Strongly enforced legislation for zero back doors, requirements for end-to-end encryption and other consumer protection standards could be a pathway to a strong and highly profitable competitive position for Canadian IT hardware and software producers
“Made in Canada” can become a stamp of consumer-oriented IT hardware and software.
To counter the pro-Orwell arguments that might lead some to think Canada should be stomped for doing something that reduces the likelihood of an Orwellian future, Canada could continue with its long legacy in actively promoting and participating in implementation of systems which controls materials which angry people might use (as opposed to implementing a draconian and Orwellian thought control state).
Note: This is basically what Blackberry was up to in a lot of ways until some American court drained them of hundreds of millions of dollars and BS licensing requirements on the basis of some patent that equivalently described the technology being used by almost every single player in the market – namely, to get text from one device to another.
So, a priori, fuck the American market. If they want the product, they will have to buy it on Canadian terms or not at all, because that’s the marketing plan. Regulators there appear to want a spy state, not consumer protection against criminals, and so any indication of willingness to water down consumer protection in order to access the US market will undermine the whole notion from the start.

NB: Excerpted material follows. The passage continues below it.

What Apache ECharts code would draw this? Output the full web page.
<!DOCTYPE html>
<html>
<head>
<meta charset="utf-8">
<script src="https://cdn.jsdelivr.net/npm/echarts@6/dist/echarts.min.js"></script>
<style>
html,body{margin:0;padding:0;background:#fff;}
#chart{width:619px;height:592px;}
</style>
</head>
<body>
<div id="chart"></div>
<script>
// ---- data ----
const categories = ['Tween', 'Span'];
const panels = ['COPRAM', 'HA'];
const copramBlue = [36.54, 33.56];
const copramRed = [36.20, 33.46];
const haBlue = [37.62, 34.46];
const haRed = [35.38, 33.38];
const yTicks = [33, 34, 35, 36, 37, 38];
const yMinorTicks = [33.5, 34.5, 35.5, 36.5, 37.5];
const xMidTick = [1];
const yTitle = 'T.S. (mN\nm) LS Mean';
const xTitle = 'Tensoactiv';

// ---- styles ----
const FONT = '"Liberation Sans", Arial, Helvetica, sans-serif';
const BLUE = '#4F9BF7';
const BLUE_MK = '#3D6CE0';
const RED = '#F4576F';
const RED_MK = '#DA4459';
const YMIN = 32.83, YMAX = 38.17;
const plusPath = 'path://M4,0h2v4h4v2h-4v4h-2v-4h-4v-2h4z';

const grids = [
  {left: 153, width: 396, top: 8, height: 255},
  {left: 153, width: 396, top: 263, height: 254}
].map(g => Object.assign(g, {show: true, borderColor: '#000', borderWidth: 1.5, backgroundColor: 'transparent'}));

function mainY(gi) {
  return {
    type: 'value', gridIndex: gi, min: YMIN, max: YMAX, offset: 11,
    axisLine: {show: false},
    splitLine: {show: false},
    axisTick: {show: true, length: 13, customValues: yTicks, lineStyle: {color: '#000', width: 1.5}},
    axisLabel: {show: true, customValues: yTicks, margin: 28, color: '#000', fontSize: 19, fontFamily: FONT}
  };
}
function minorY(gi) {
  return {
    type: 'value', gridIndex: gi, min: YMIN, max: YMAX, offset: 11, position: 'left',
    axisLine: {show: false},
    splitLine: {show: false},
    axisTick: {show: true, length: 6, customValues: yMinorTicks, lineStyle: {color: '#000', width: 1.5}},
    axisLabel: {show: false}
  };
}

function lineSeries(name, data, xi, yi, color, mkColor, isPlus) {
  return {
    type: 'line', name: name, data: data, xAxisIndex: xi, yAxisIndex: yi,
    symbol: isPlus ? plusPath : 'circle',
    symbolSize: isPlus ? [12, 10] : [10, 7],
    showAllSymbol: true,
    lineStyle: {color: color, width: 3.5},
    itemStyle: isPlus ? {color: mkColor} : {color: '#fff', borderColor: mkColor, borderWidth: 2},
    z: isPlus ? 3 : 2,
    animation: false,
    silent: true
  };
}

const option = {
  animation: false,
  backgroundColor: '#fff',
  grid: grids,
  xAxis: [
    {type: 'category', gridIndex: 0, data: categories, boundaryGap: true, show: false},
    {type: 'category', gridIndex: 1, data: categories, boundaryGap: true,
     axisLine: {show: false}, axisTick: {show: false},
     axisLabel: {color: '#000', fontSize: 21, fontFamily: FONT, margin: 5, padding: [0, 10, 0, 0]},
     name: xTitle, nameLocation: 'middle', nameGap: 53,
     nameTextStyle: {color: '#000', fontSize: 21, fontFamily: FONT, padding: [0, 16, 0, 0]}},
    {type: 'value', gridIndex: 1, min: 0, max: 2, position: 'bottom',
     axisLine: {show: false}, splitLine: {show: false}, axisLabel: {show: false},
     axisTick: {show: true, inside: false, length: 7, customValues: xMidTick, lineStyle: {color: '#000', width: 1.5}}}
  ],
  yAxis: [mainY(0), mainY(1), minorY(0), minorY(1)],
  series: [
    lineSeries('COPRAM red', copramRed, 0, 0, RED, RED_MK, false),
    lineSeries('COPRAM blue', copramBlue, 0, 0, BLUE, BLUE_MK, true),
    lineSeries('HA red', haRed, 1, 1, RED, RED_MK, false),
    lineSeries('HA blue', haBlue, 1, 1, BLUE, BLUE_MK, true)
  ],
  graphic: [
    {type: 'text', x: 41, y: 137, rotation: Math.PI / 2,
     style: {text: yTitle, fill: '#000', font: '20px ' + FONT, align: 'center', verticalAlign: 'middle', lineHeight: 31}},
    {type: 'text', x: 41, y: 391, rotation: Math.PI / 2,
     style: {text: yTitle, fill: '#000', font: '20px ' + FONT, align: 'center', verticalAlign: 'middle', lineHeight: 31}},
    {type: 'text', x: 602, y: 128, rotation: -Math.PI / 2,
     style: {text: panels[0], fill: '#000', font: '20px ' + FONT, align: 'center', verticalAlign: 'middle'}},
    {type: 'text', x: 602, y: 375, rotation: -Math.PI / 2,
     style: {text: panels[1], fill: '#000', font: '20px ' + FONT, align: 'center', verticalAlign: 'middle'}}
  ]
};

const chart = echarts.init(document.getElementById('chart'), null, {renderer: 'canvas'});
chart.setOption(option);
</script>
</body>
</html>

Europe has many sizeable and profitable markets where democratic power has not given into the paranoid demands which lead us towards the spy state. In more highly authoritarian states where dissidents are just dragged off the prison, etc., presumably market access can be significant for many types of executives and other movers and shakers without undermining the ability of those states to mete out arbitrary abuse against political dissidents … so, maybe there can be some market access in dodgier places too.